Diese Schranke ist ganz offensichtlich zu hoch. Wissen Sie, welchen Verdacht ich habe? – Ich habe den Verdacht, dass ganz viele von Ihnen das auch wissen, aber ihre Meinung hier nicht vertreten können, weil Sie sich bei der Frau Nahles nicht durchsetzen konnten.

(Beifall bei der CSU – Zurufe der Abgeordneten Christine Kamm (GRÜNE) und des Abgeordneten Bernhard Roos (SPD))

- Dazu hören wir noch etwas. – Natürlich ist zu konzedieren, dass im Gesetzgebungsverfahren nicht alle Fragen richtig beantwortet wurden. So frei, das zu sagen, bin ich. Aber umso wichtiger ist es, dass man bei der Anwendung nachbessert.
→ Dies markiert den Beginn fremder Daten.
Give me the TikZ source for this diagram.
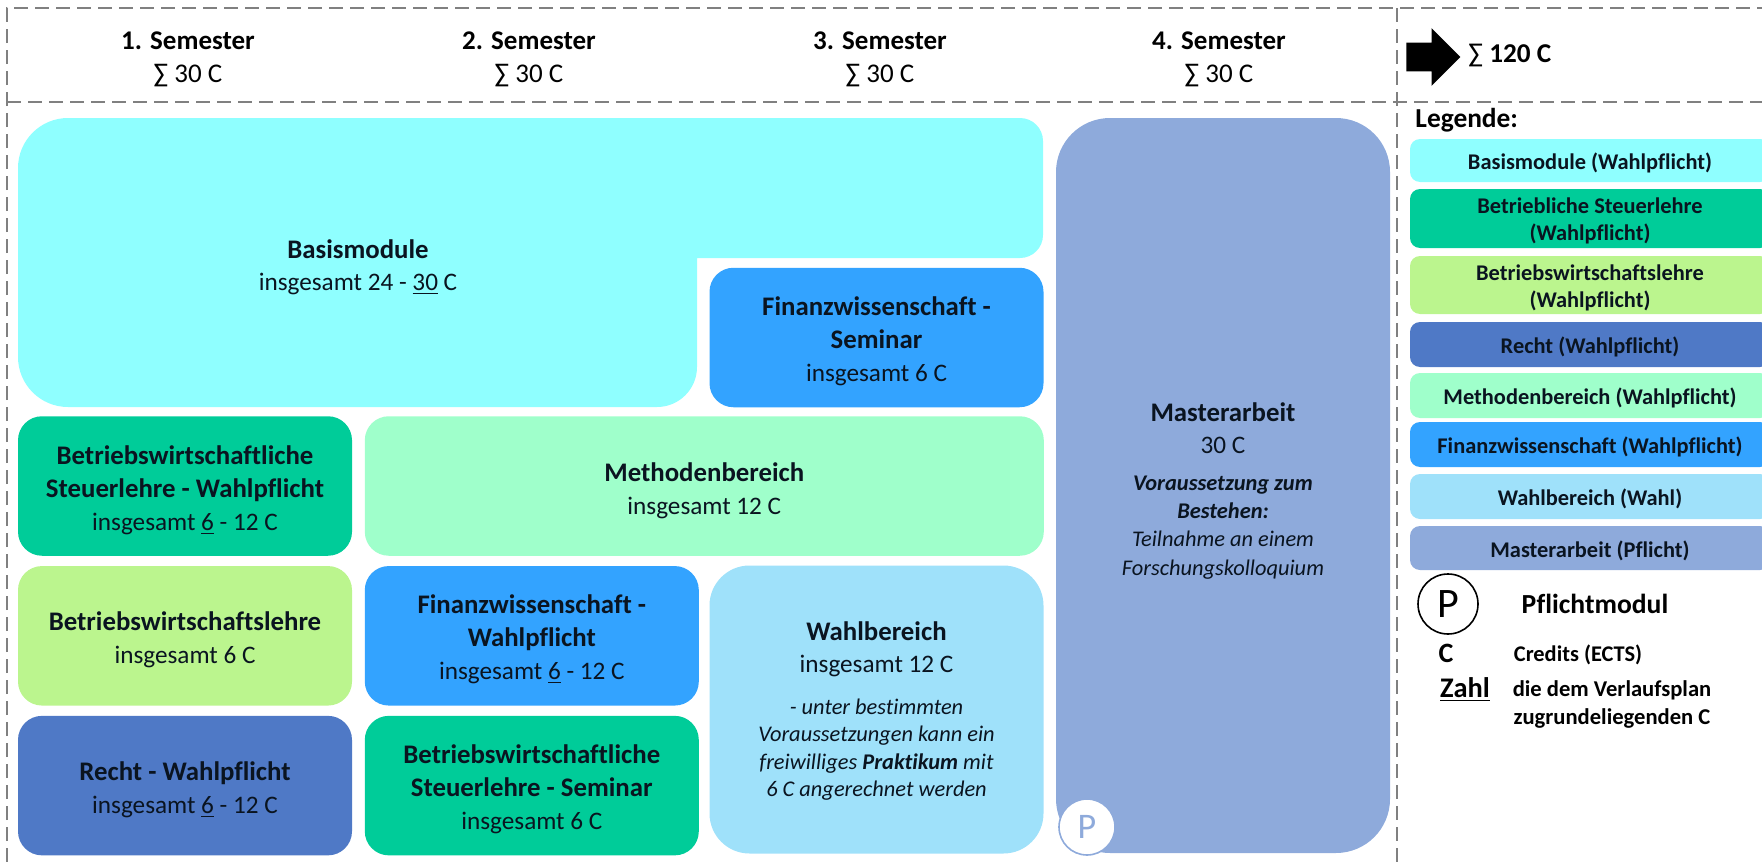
\documentclass[tikz,border=0pt]{standalone}
\usepackage{fontspec}
\setmainfont{Carlito}[Ligatures=NoCommon]
\usetikzlibrary{positioning, shapes.arrows}
\definecolor{BasisCyan}{HTML}{8FFFFF}
\definecolor{SteuerGreen}{HTML}{00CC99}
\definecolor{BwlGreen}{HTML}{BBF58E}
\definecolor{RechtBlue}{HTML}{4F79C6}
\definecolor{MethodenGreen}{HTML}{9FFFCB}
\definecolor{FinanzBlue}{HTML}{33A3FF}
\definecolor{WahlBlue}{HTML}{9FE1FA}
\definecolor{MasterBlue}{HTML}{8EAADB}
\definecolor{TextDark}{HTML}{0A1420}
\newcommand{\titel}{\fontsize{13.4}{16.5}\selectfont\bfseries}

\begin{document}
\begin{tikzpicture}[
        x=0.5pt, y=-0.5pt,
        node distance=4.75pt and 6pt,
        modul/.style={
            rectangle, rounded corners=12pt, minimum width=167pt, minimum height=69.75pt,
            inner sep=0pt, align=center, text=TextDark, font=\fontsize{12.6}{16.5}\selectfont,
            text height=44pt, text depth=0pt
        },
        zweizeilig/.style={text height=28pt},
        legende/.style={
            rectangle, rounded corners=5pt, minimum width=180pt, inner sep=0pt,
            align=center, text=TextDark, font=\fontsize{11.2}{13.3}\selectfont\bfseries,
            text height=11pt
        },
        kopf/.style={align=center, font=\fontsize{13.5}{16.5}\selectfont},
        schrift/.style={align=center, text=TextDark, font=\fontsize{12.6}{16}\selectfont},
        notiz/.style={align=center, text=TextDark, font=\fontsize{11.2}{14.2}\selectfont\itshape},
        randlinie/.style={draw=gray, line width=0.7pt, dash pattern=on 7pt off 3.5pt}
    ]
    \useasboundingbox (0,0) rectangle (1762,862);
    \clip (0,0) rectangle (1762,862);

    % Frame
    \draw [randlinie] (7,862) -- (7,8) -- (1762,8);
    \draw [randlinie] (7,102) -- (1762,102);
    \draw [randlinie] (1397,8) -- (1397,862);

    % Semester
    \node (sem1) [kopf] at (188,59) {\textbf{1. Semester}\\∑ 30 C};
    \node (sem2) [kopf] at (529,59) {\textbf{2. Semester}\\∑ 30 C};
    \node (sem3) [kopf] at (880,59) {\textbf{3. Semester}\\∑ 30 C};
    \node (sem4) [kopf] at (1219,59) {\textbf{4. Semester}\\∑ 30 C};

    \node (pfeil) [single arrow, fill=black, minimum height=27pt, inner sep=0pt,
        single arrow head extend=7.25pt, anchor=tip] at (1461,57) {\rule{0pt}{14pt}};
    \node (summe) [anchor=west, inner sep=0pt, font=\fontsize{13.6}{16}\selectfont] at (1468,56) {∑ \textbf{120 C}};

    % Basismodule
    \fill [BasisCyan] (18,300) [rounded corners=25pt] -- (18,118) [rounded corners=11.5pt] -- (1043,118)
        -- (1043,258) [sharp corners] -- (697,258)
        [rounded corners=20pt] -- (697,407) [rounded corners=25pt] -- (18,407) -- (18,300) -- cycle;
    \node (basis) [schrift] at (358,267)
        {{\titel Basismodule}\\insgesamt 24 - \underline{30} C};

    % Modules
    \node (finsem) [modul, fill=FinanzBlue] at (876.5,337.5)
        {{\titel Finanzwissenschaft -}\\{\titel Seminar}\\insgesamt 6 C};
    \node (steuerwahl) [modul, fill=SteuerGreen] at (185,486)
        {{\titel Betriebswirtschaftliche}\\{\titel Steuerlehre - Wahlpflicht}\\insgesamt \underline{6} - 12 C};
    \node (bwl) [modul, zweizeilig, fill=BwlGreen, below=of steuerwahl]
        {{\titel Betriebswirtschaftslehre}\\insgesamt 6 C};
    \node (recht) [modul, zweizeilig, fill=RechtBlue, below=of bwl]
        {{\titel Recht - Wahlpflicht}\\insgesamt \underline{6} - 12 C};
    \node (methoden) [modul, zweizeilig, fill=MethodenGreen, minimum width=339.5pt, right=of steuerwahl]
        {{\titel Methodenbereich}\\insgesamt 12 C};
    \node (finwahl) [modul, fill=FinanzBlue, right=of bwl]
        {{\titel Finanzwissenschaft -}\\{\titel Wahlpflicht}\\insgesamt \underline{6} - 12 C};
    \node (steuersem) [modul, fill=SteuerGreen, right=of recht]
        {{\titel Betriebswirtschaftliche}\\{\titel Steuerlehre - Seminar}\\insgesamt 6 C};
    \node (wahl) [modul, fill=WahlBlue, rounded corners=20pt, minimum height=144pt] at (876.5,709.5) {};
    \node (wahltext) [schrift] at (876.5,649)
        {{\titel Wahlbereich}\\insgesamt 12 C};
    \node (wahlnotiz) [notiz, font=\fontsize{11.2}{13.7}\selectfont\itshape, below=4pt of wahltext]
        {- unter bestimmten\\Voraussetzungen kann ein\\freiwilliges \textbf{Praktikum} mit\\6 C angerechnet werden};

    % Masterarbeit
    \node (master) [modul, fill=MasterBlue, rounded corners=27pt, minimum height=367.5pt] at (1223,485.5) {};
    \node (mastertext) [schrift] at (1223,428)
        {{\titel Masterarbeit}\\30 C};
    \node (masternotiz) [notiz, below=4pt of mastertext]
        {\textbf{Voraussetzung zum}\\\textbf{Bestehen:}\\Teilnahme an einem\\Forschungskolloquium};
    \node (pflicht) [circle, fill=white, draw=MasterBlue, line width=0.8pt, minimum size=28pt, inner sep=0pt,
        text=MasterBlue, font=\fontsize{18}{18}\selectfont] at (1087,827) {P};

    % Legend
    \node (legtitel) [anchor=west, inner sep=0pt, font=\fontsize{13.7}{16}\selectfont\bfseries] at (1415,120) {Legende:};
    \node (leg1) [legende, fill=BasisCyan, minimum height=21.5pt] at (1590,160.5) {Basismodule (Wahlpflicht)};
    \node (leg2) [legende, text height=22pt, text depth=0pt, fill=SteuerGreen, minimum height=29.5pt] at (1590,218.5) {Betriebliche Steuerlehre\\(Wahlpflicht)};
    \node (leg3) [legende, text height=22pt, text depth=0pt, fill=BwlGreen, minimum height=29pt] at (1590,285) {Betriebswirtschaftslehre\\(Wahlpflicht)};
    \node (leg4) [legende, fill=RechtBlue, minimum height=22.5pt] at (1590,344.5) {Recht (Wahlpflicht)};
    \node (leg5) [legende, fill=MethodenGreen, minimum height=22.5pt] at (1590,395.5) {Methodenbereich (Wahlpflicht)};
    \node (leg6) [legende, fill=FinanzBlue, minimum height=22.5pt] at (1590,444.5) {Finanzwissenschaft (Wahlpflicht)};
    \node (leg7) [legende, fill=WahlBlue, minimum height=22.5pt] at (1590,496.5) {Wahlbereich (Wahl)};
    \node (leg8) [legende, fill=MasterBlue, minimum height=22pt] at (1590,548) {Masterarbeit (Pflicht)};

    \node (legkreis) [circle, draw=black, line width=0.8pt, minimum size=30pt, inner sep=0pt,
        font=\fontsize{21}{21}\selectfont] at (1448,604) {P};
    \node (legpflicht) [font=\fontsize{13.8}{14}\selectfont\bfseries] at (1595,604) {Pflichtmodul};
    \node (legc) [font=\fontsize{14}{14}\selectfont\bfseries] at (1446,653) {C};
    \node (legcredits) [font=\fontsize{11.2}{14}\selectfont\bfseries] at (1578,655) {Credits (ECTS)};
    \node (legzahl) [font=\fontsize{14.2}{14}\selectfont\bfseries] at (1465,690) {\underline{Zahl}};
    \node (legplan) [align=center, font=\fontsize{11.3}{14}\selectfont\bfseries] at (1612,704)
        {die dem Verlaufsplan\\zugrundeliegenden C};

\end{tikzpicture}
\end{document}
Genau das versuchen wir.

(Markus Rinderspacher (SPD): Jetzt hier im Landtag, nachdem im Deutschen Bundestag bei der CSU tote Hose war? - Lächerlich!)

Herr Glauber, Sie haben angemerkt, ich sei davon ausgegangen, dass man das auf Bundesebene schafft. So ist es; davon bin ich ausgegangen. Wenn man das auf Bundesebene nicht allein schafft, dann werden wir, die CSU, als Anwalt des Mittelstands hier den Finger in die Wunde legen und das weiterhin tun.

(Beifall bei der CSU – Zurufe von den FREIEN WÄHLERN)

Als ich Ihren Antrag gesehen habe, fühlte ich mich sehr an das eine oder andere erinnert, was man in der CSU bereits seit Wochen vertreten hat. Es reicht eben nicht, unsere Positionen wiederzukäuen, um dann Forderungen zu stellen, die wiederum nicht praktikabel sind. Was spricht denn dagegen, eine wöchentliche Aufzeichnung durch eine monatliche zu ersetzen? Was spricht denn dagegen, eine Aufzeichnungspflicht an dem wirklich Praktikablen zu orientieren?

(Hubert Aiwanger (FREIE WÄHLER): Eure Maut spricht dagegen!)

Völlig absurd wird es bei der Nachunternehmerhaftung, die heute sogar von einer Exkulpationsmöglichkeit befreit ist. Die kannst du einem vernünftigen Mittelständler heute nicht mehr erklären. Warum soll denn ein Maschinenbauer, der ein Werkzeug bestellt, sicherstellen, dass sein Auftragnehmer den Mindestlohn zahlt? Und noch viel schlimmer: Warum soll er sicherstellen, dass beim Sub-Subunternehmer der Mindestlohn bezahlt wird, wenn sein Auftragnehmer wiederum selbst einen Werk- oder Dienstvertrag abschließt? – Das ist schlicht inpraktikabel und geht an der Wirklichkeit vorbei.

(Beifall bei der CSU)

Meine sehr verehrten Damen und Herren, staatliche Kontrollen, Dirigismus usw. bedeuten einen echten Systembruch. Eines wird uns damit sicher nicht gelingen: junge Menschen für das Unternehmertum zu begeistern. Dabei brauchen wir mehr junge Leute, die Unternehmen gründen. Andernfalls schaffen wir nur, dass am Ende alle Beamte werden; und dann enden wir wie Griechenland.

(Beifall bei der CSU)

Vielen Dank. – Für die Staatsregierung hat Frau Staatsministerin Müller um das Wort gebeten. Bitte schön, Frau Staatsministerin.

Sehr geehrte Frau Präsidentin, liebe Kolleginnen und Kollegen! Bayern steht ohne Wenn und Aber zum Mindestlohn von 8,50 Euro. Wir haben das nach den Verhandlungen über den Koalitionsvertrag so beschlossen. Wir stehen zum Koalitionsvertrag. Ich möchte aber auch sagen, dass die Ausführungsbestimmungen die hauptsächlichen Probleme verursachen.